David Mitchell: Is the Richard & Judy effect bigger than a Booker?
A big thumbs up for the Bath literature festival: lovely town, good line-up, and the authors buy you lunch. Come again? Well, OK, maybe only David Mitchell does. After his event at the festival, the author of Cloud Atlas whipped out the plastic in All Bar One. "Peace," spake Mitchell, hushing the protests (for he's quite prophet-like), "this is on Richard and Judy." The week before, Cloud Atlas had been the focus of Richard and Judy's book club, British daytime television's emulation of Oprah Winfrey's sales-boosting idea. Within a week, Mitchell's complex colossus of a novel had overtaken Dan Brown's Da Vinci Code in Waterstones, gone from number seven to number two on Amazon, and hopped from number ten to number five on the Sunday Times bestseller list.
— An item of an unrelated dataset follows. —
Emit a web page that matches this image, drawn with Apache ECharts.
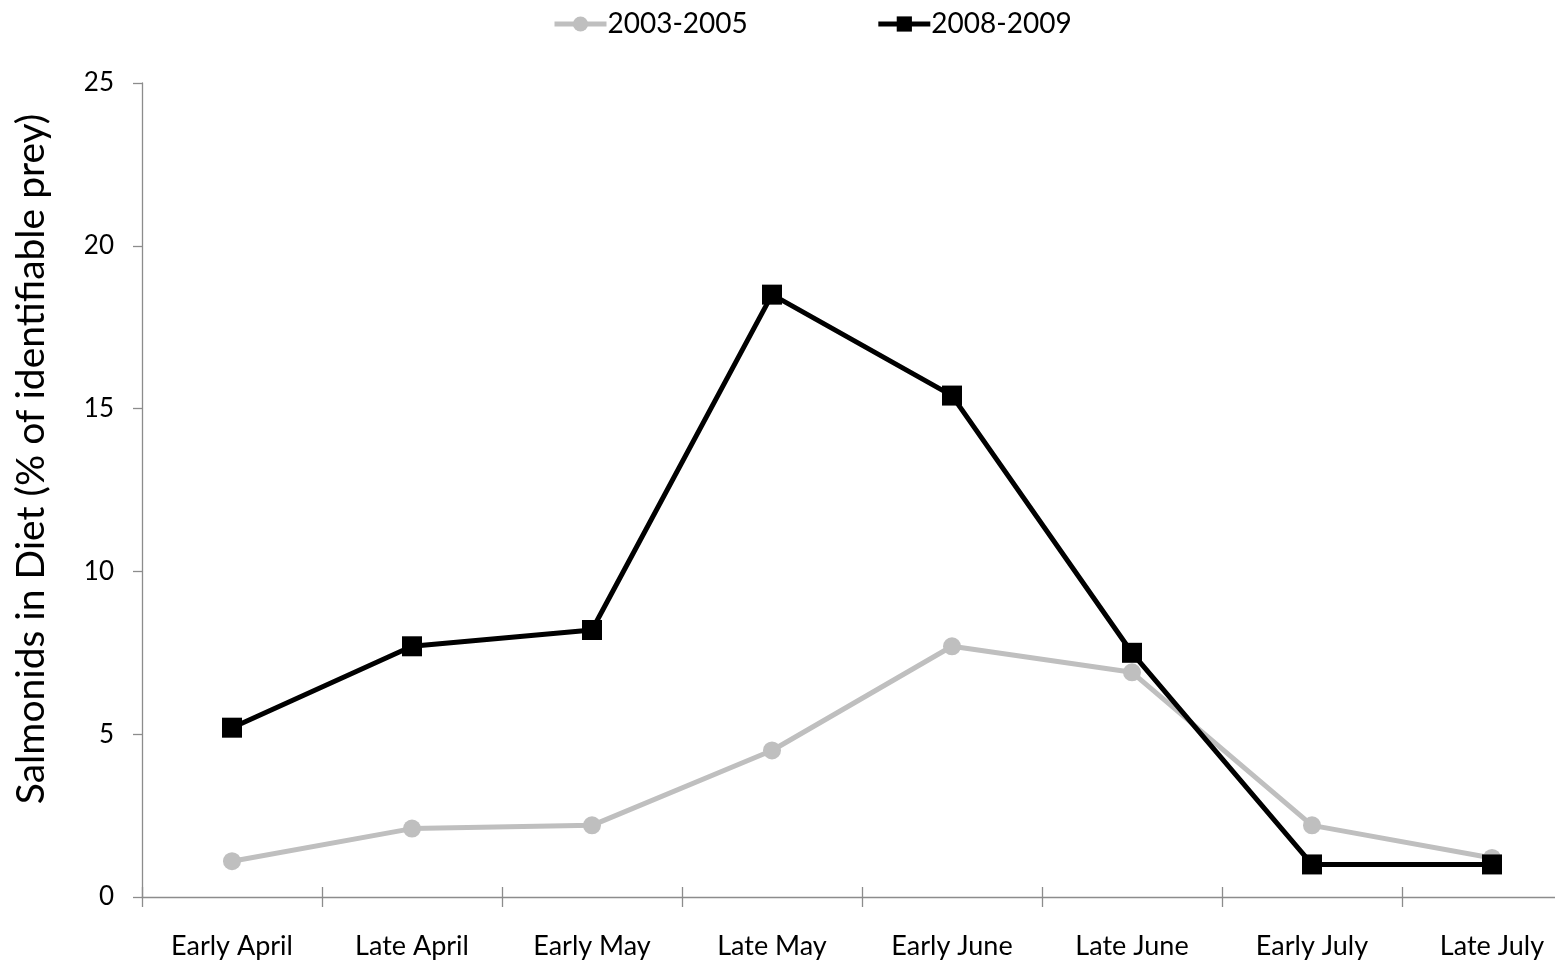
<!DOCTYPE html>
<html>
<head>
<meta charset="utf-8">
<script src="https://cdn.jsdelivr.net/npm/echarts@6/dist/echarts.min.js"></script>
<style>
  html, body { margin: 0; padding: 0; background: #fff; }
  #chart { width: 1555px; height: 969px; }
</style>
</head>
<body>
<div id="chart"></div>
<script>
// Half-month periods of the sampling season
const periods = ['Early April', 'Late April', 'Early May', 'Late May', 'Early June', 'Late June', 'Early July', 'Late July'];
// Salmonids in diet (% of identifiable prey)
const years2003to2005 = [1.1, 2.1, 2.2, 4.5, 7.7, 6.9, 2.2, 1.2];
const years2008to2009 = [5.2, 7.7, 8.2, 18.5, 15.4, 7.5, 1.0, 1.0];
const yTicks = { min: 0, max: 25, interval: 5 };

const font = 'Lato, "Open Sans", sans-serif';
const axisGray = '#8c8c8c';

const chart = echarts.init(document.getElementById('chart'));
chart.setOption({
  animation: false,
  textStyle: { fontFamily: font },
  legend: {
    top: 5,
    left: 547,
    itemWidth: 52,
    itemHeight: 19,
    itemGap: 128,
    lineStyle: { width: 5 },
    textStyle: { fontFamily: font, fontSize: 28, color: '#000', padding: [0, 0, 0, -4] },
    data: ['2003-2005', '2008-2009']
  },
  grid: { left: 142, top: 83, width: 1440, bottom: 72, containLabel: false, outerBoundsMode: 'none' },
  xAxis: [
    {
      type: 'category',
      data: periods,
      boundaryGap: true,
      position: 'bottom',
      axisLine: { lineStyle: { color: axisGray, width: 1.3 } },
      axisTick: { show: true, length: 10, lineStyle: { color: axisGray, width: 1.3 } },
      axisLabel: { fontFamily: font, fontSize: 27, color: '#000', margin: 36 },
      splitLine: { show: false }
    },
    {
      // second copy of the category axis supplies the inward half of each tick
      type: 'category',
      data: periods,
      boundaryGap: true,
      position: 'bottom',
      axisLine: { show: false },
      axisTick: { show: true, inside: true, length: 10, lineStyle: { color: axisGray, width: 1.3 } },
      axisLabel: { show: false },
      splitLine: { show: false }
    }
  ],
  yAxis: {
    type: 'value',
    min: yTicks.min,
    max: yTicks.max,
    interval: yTicks.interval,
    name: 'Salmonids in Diet (% of identifiable prey)',
    nameLocation: 'middle',
    nameGap: 91,
    // left padding lifts the rotated title slightly above the axis midpoint
    nameTextStyle: { fontFamily: font, fontSize: 39, color: '#000', padding: [0, 0, 0, 62] },
    axisLine: { show: true, lineStyle: { color: axisGray, width: 1.3 } },
    axisTick: { show: true, length: 9, lineStyle: { color: axisGray, width: 1.3 } },
    axisLabel: { fontFamily: font, fontSize: 26, color: '#000', margin: 28 },
    splitLine: { show: false }
  },
  series: [
    {
      name: '2003-2005',
      type: 'line',
      data: years2003to2005,
      symbol: 'circle',
      symbolSize: 18,
      color: '#bfbfbf',
      lineStyle: { color: '#bfbfbf', width: 5 },
      itemStyle: { color: '#bfbfbf' },
      z: 2
    },
    {
      name: '2008-2009',
      type: 'line',
      data: years2008to2009,
      symbol: 'rect',
      symbolSize: 20,
      color: '#000',
      lineStyle: { color: '#000', width: 5 },
      itemStyle: { color: '#000' },
      z: 3
    }
  ]
});
</script>
</body>
</html>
While Mitchell's earlier Man Booker-shortlisted novel Number9Dream sold 30,000 copies in paperback, 150,000 copies of Cloud Atlas went out to bookshops. It can't have hurt that it was Mitchell's second Booker nomination. But an interesting test is imminent. The actual winner, Alan Hollinghurst's Line of Beauty, is out in paperback on 2nd April. If that doesn't catch up with Cloud Atlas, might it mean that the Richard and Judy treatment is bigger than the Booker?